The Sovietization of Azerbaijan at the end of April 1920 gave Armenia a chance to look to Moscow for support, and an agreement between Yerevan and Soviet Russia “gave Armenia the hope that in the future it would be the master of Zangazur, Nakhchivan and Karabakh.  On the same day that treaty was signed, the Entente and Ottoman Turkey signed the Sevres Treaty, which called for expanding Armenian control in four Turkish vilayets in eastern Anatolia and the recognition of Armenia by Turkey itself.

Those provisions, among others, were so offensive to many Turks that the treaty was never ratified.  That led Armenia in September 1920 to launch military attacks against Turkey, but the Armenian forces were soon defeated, and the Gumri peace treaty annulled all of the provisions of the Sevres Treaty.  That agreement, in turn, was reinforced by the Soviet-Turkish Treaty of Moscow on 16 March, 1921.

In June 1921, however, Soviet Russia, having become the new protector of Armenia, “compensated” Armenia for its “losses” in Turkey by giving the Armenians autonomy within Azerbaijan in Nagorno-Karabakh and allowing Soviet Armenia to “establish its control over western Zangazur,” even though this cut Azerbaijan in two and cut the larger part of Azerbaijan off from direct access to Turkey.

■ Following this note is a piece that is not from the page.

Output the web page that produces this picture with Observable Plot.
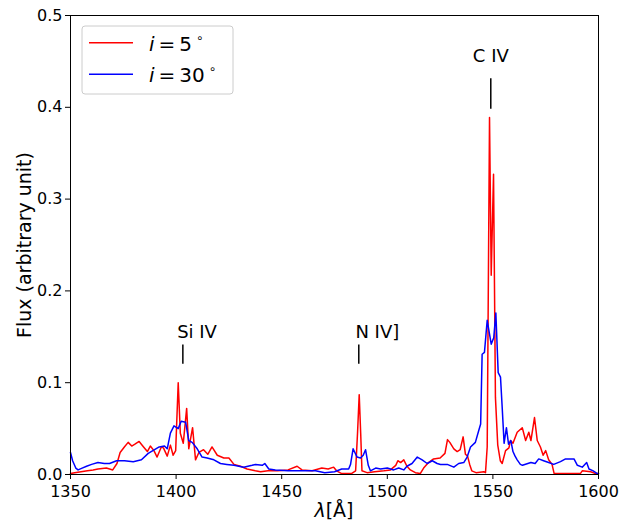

As Day.az notes in conclusion, “after the inclusion of Azerbaijan and Armenia in the Trans-Caucasus Federation in 1922, the borders between the republics, which already had a purely formal significance, under the pretext of economic necessity were subjected to new changes.”  As a result, Armenia acquired “significant portions of land from the Nakhchivan ASSR, Karabakh and Gazakh,” acquisitions that “almost doubled” the size of Armenia from what it had been in 1918 and ones that could have been achieved only because Yerevan at least for a time had yet another outside “protector.”